• _WHAT IS NEEDED_: Copy, from the entries below, each line in which the string "this" appears.

• _INPUT DATA_:
-------
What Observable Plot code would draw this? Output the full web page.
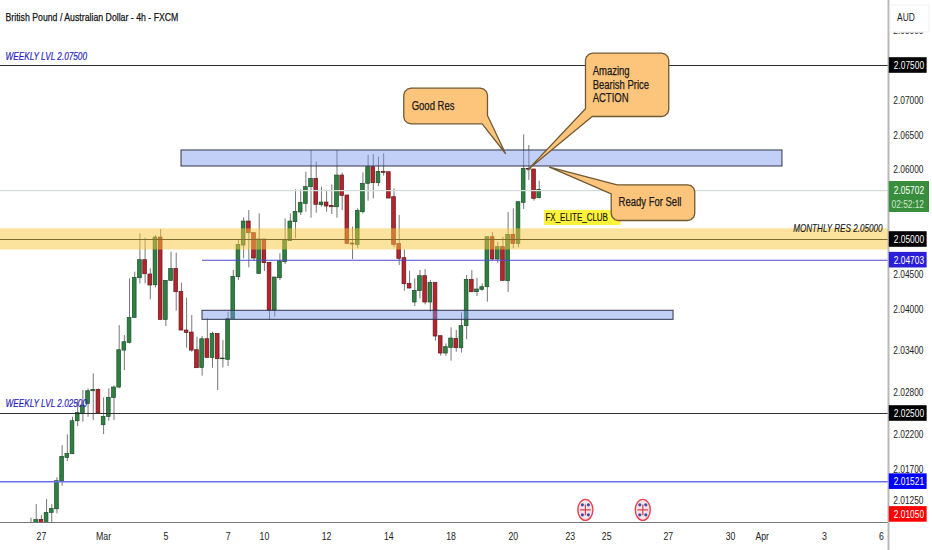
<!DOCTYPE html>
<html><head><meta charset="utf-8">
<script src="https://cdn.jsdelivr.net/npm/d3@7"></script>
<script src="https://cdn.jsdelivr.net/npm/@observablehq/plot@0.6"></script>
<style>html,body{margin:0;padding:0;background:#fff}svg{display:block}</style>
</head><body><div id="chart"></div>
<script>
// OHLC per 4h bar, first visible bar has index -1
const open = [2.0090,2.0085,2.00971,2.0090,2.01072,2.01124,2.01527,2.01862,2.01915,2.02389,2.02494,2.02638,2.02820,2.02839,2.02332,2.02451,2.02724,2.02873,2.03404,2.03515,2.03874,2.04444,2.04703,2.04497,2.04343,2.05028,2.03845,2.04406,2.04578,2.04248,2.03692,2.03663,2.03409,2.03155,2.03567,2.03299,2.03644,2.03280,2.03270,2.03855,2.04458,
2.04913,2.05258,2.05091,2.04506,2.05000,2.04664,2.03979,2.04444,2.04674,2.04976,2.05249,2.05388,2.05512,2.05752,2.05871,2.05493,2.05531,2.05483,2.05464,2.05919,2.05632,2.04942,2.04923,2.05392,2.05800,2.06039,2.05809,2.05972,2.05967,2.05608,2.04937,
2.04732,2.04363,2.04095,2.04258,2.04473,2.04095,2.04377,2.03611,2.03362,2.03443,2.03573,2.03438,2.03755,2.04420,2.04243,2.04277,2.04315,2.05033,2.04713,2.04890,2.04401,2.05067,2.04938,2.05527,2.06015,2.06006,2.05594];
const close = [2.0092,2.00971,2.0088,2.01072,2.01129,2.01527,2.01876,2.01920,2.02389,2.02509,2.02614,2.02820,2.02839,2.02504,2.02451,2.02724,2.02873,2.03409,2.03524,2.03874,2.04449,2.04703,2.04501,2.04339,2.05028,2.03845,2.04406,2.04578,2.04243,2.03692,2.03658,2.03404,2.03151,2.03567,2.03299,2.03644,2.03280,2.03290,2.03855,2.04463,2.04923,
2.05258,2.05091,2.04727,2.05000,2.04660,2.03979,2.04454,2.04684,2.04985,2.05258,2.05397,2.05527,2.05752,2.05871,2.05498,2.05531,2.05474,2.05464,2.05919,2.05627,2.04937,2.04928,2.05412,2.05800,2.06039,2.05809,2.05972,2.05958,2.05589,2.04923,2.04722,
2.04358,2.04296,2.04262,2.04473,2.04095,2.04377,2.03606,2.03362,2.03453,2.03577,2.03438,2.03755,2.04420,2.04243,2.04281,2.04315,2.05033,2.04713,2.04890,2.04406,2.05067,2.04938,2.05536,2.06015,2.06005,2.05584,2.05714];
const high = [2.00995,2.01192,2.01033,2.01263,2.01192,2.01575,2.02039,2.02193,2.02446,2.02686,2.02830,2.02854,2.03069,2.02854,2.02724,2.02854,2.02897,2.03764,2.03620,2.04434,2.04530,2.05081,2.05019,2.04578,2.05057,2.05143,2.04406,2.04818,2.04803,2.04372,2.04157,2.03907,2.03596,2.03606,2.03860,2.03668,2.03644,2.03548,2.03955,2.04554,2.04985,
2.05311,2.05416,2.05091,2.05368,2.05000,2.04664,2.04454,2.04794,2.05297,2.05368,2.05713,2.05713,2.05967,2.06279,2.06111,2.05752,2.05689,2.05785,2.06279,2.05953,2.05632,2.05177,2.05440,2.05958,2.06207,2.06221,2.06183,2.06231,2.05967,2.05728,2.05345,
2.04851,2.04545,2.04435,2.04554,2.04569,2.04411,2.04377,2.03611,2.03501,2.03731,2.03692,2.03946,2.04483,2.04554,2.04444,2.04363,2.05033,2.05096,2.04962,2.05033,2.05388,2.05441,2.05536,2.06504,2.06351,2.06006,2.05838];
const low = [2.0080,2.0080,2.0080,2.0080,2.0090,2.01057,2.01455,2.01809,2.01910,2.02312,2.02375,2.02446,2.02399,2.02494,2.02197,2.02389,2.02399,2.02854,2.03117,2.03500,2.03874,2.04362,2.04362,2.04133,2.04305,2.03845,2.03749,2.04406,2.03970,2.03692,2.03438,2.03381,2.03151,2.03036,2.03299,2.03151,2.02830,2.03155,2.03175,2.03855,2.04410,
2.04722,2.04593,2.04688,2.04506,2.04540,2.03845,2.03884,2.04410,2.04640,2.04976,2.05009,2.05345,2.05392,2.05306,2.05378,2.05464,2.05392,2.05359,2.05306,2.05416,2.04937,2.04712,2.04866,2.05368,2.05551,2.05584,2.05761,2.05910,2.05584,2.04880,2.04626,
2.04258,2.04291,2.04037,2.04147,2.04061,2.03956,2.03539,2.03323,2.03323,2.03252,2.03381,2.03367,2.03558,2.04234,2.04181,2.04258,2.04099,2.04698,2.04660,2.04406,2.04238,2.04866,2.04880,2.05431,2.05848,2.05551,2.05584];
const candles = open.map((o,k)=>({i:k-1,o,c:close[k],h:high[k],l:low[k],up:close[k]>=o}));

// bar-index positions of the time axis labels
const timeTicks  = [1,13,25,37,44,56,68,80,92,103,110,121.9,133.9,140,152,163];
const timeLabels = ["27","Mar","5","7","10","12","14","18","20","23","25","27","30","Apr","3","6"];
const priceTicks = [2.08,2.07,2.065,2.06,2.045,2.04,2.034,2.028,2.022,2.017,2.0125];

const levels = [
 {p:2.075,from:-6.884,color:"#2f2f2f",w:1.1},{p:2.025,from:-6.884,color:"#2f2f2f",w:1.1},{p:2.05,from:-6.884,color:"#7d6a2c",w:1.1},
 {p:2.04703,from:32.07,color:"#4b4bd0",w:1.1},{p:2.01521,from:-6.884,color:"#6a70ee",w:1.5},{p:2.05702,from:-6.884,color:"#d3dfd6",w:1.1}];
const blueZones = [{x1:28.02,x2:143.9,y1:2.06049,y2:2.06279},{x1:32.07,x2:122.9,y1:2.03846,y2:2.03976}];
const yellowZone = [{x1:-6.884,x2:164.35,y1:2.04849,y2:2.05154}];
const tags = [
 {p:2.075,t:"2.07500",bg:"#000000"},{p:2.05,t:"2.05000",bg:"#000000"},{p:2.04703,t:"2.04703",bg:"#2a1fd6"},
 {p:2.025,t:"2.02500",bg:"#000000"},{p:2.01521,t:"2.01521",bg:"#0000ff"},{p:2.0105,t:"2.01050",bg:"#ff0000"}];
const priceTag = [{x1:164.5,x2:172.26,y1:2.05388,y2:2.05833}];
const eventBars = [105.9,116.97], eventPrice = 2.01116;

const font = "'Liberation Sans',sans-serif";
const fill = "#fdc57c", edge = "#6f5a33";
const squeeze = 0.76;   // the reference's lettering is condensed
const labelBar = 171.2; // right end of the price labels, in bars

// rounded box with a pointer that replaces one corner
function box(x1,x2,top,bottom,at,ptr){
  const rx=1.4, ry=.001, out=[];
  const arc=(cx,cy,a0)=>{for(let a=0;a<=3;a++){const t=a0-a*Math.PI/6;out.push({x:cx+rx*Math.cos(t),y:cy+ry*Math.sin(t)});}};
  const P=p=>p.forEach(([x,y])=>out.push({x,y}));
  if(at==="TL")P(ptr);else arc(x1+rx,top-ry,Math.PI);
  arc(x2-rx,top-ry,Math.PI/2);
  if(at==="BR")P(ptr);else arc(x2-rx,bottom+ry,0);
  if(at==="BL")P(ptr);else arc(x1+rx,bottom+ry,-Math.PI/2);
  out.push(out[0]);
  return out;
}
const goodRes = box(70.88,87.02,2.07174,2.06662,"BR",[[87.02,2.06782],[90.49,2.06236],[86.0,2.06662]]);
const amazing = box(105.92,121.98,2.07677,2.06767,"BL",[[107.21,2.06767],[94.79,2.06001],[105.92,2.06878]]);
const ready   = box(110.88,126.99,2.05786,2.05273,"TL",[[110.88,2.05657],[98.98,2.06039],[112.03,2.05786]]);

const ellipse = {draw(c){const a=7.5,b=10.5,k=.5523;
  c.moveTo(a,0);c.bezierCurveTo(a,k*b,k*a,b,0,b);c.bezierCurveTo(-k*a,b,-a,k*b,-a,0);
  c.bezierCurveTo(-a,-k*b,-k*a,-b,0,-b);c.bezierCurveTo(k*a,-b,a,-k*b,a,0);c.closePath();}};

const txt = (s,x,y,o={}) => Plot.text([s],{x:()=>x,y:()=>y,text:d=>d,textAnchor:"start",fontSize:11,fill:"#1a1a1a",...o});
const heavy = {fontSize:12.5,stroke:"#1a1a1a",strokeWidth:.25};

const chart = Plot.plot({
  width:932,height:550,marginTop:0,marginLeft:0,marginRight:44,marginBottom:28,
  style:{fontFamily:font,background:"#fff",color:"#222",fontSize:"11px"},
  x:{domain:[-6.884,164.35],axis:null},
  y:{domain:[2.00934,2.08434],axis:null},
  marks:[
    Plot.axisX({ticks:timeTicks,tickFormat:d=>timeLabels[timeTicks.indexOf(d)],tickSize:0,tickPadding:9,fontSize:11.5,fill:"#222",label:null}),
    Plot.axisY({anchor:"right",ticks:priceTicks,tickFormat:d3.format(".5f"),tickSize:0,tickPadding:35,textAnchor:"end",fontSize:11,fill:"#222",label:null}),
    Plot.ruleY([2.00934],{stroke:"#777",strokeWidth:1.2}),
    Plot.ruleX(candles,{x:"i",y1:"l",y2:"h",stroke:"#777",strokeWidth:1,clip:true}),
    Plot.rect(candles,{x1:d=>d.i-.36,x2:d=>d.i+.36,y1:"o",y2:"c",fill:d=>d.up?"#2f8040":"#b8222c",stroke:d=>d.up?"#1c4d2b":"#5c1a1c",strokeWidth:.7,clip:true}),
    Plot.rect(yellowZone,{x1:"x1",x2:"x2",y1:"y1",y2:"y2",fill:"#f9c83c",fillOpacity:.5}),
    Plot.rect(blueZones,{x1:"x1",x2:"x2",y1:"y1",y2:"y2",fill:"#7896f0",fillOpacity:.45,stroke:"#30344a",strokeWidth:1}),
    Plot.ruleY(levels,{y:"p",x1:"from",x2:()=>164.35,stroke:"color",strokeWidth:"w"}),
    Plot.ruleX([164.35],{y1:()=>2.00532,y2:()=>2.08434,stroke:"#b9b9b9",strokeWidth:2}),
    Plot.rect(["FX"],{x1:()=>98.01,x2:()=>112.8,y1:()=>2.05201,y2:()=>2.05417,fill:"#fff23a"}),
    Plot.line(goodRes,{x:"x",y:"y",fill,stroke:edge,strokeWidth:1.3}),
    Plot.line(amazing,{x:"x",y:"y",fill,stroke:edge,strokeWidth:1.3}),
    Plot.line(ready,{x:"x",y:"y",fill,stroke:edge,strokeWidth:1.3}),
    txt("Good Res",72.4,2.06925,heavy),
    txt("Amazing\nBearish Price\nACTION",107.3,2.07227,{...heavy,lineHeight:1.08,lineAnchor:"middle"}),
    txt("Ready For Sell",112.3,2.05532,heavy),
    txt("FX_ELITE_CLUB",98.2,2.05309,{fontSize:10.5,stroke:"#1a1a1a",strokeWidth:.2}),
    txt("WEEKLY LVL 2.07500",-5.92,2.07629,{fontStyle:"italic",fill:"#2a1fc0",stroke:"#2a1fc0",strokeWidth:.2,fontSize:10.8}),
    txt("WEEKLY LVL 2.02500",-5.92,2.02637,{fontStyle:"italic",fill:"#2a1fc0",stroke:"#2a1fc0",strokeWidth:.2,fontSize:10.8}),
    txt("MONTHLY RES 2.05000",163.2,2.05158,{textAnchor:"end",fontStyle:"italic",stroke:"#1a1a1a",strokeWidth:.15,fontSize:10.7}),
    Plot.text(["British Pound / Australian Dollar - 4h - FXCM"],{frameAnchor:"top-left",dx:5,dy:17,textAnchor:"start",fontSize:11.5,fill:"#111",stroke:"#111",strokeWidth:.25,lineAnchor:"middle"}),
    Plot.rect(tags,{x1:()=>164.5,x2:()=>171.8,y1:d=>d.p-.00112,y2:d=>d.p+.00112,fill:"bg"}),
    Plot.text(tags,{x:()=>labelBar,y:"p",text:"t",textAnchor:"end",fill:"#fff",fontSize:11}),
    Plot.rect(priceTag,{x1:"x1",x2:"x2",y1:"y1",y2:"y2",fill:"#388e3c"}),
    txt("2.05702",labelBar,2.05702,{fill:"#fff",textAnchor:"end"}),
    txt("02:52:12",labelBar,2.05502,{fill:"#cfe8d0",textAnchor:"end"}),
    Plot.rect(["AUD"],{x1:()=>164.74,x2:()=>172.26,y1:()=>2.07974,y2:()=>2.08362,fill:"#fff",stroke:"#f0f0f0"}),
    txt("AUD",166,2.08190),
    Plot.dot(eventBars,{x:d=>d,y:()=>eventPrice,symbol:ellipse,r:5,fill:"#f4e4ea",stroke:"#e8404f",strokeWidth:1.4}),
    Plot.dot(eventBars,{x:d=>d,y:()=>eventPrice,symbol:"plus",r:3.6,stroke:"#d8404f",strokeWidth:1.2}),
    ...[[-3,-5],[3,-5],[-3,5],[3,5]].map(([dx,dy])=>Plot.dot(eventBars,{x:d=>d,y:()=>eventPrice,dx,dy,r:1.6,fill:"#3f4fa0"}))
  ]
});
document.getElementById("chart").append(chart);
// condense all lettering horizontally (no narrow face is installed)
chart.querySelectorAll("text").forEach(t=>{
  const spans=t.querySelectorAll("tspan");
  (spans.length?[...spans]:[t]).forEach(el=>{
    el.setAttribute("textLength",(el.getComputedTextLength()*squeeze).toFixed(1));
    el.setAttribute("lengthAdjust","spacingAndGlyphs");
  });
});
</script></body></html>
-------
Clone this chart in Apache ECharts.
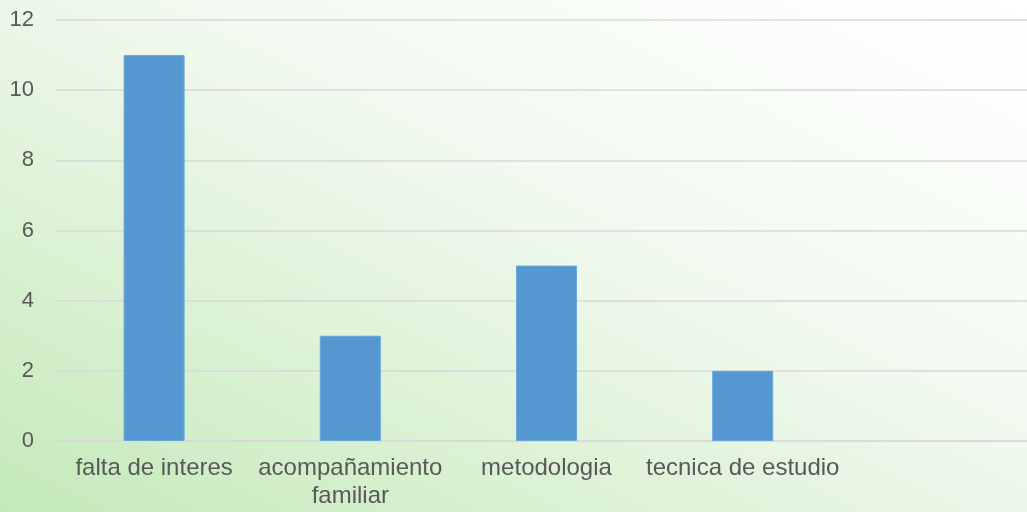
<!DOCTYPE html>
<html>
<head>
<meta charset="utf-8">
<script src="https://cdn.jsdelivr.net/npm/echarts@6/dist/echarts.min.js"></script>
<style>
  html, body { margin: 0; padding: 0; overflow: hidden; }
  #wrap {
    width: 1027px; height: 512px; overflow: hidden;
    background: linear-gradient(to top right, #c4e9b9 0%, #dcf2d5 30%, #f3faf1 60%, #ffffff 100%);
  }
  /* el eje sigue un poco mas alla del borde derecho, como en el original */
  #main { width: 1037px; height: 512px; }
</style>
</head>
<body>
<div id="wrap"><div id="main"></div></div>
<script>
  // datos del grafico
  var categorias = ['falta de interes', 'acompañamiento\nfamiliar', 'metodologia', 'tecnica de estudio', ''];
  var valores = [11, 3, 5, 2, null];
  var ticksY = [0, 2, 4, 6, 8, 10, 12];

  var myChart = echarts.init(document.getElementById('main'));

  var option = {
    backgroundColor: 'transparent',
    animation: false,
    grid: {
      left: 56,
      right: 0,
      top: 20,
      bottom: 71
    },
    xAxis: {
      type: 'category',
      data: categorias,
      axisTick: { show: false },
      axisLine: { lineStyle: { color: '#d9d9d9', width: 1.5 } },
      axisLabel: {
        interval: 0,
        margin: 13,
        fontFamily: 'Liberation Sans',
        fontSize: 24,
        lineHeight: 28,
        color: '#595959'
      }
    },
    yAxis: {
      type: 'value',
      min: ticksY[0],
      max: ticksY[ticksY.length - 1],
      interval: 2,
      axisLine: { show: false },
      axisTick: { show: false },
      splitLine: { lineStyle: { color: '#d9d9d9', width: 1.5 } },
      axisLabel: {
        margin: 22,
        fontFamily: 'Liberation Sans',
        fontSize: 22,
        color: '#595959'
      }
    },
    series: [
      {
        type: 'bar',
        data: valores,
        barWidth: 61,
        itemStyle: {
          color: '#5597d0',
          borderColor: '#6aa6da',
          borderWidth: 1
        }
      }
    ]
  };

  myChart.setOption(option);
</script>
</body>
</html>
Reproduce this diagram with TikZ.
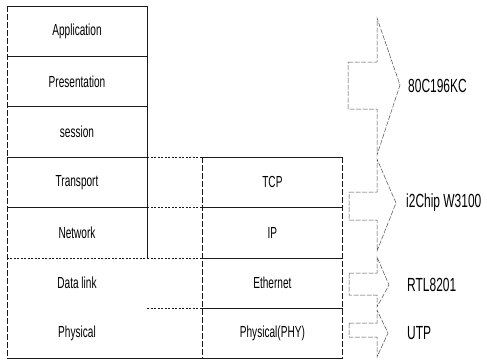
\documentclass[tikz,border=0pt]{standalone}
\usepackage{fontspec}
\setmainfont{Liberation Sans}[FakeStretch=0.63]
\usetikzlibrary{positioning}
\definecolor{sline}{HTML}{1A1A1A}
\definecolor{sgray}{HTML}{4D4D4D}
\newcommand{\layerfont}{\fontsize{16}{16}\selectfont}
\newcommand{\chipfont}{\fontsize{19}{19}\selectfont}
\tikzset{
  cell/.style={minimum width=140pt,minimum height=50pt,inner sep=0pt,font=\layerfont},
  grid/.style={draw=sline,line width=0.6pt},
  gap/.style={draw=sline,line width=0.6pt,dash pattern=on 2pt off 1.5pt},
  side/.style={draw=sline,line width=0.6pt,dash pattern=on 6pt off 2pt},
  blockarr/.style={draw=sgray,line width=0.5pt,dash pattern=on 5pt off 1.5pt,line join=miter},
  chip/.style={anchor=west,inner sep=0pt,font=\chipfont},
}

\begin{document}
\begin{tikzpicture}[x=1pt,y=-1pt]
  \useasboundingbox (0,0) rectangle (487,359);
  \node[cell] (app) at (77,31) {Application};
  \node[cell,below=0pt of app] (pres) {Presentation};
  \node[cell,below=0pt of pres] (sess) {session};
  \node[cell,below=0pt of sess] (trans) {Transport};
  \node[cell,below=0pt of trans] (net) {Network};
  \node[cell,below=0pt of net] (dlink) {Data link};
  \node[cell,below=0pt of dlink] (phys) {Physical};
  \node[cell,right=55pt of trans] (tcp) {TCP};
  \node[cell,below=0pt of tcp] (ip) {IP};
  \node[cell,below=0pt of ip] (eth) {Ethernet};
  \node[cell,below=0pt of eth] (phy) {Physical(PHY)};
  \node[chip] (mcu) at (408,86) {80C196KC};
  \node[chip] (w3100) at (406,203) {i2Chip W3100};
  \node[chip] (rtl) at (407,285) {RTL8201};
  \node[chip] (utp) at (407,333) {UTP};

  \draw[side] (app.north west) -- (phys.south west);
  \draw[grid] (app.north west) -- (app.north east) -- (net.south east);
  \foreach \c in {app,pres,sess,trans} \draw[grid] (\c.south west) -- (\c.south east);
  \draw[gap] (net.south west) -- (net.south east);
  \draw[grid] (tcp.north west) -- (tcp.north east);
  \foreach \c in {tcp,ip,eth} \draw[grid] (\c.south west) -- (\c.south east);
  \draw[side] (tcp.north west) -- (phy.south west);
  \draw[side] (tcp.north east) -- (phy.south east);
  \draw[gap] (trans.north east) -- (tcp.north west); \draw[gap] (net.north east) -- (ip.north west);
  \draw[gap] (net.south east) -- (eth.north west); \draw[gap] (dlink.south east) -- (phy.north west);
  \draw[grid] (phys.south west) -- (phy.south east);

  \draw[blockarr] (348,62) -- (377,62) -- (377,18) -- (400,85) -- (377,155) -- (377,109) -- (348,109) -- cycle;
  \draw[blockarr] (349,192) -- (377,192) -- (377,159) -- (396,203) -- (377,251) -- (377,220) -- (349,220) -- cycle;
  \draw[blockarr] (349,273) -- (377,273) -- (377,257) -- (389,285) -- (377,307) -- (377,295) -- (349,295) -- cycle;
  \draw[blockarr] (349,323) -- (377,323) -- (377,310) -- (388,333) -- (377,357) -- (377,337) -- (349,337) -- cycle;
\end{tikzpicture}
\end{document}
-------
• _RESULT OF THE TASK_:
What Observable Plot code would draw this? Output the full web page.
Clone this chart in Apache ECharts.
Reproduce this diagram with TikZ.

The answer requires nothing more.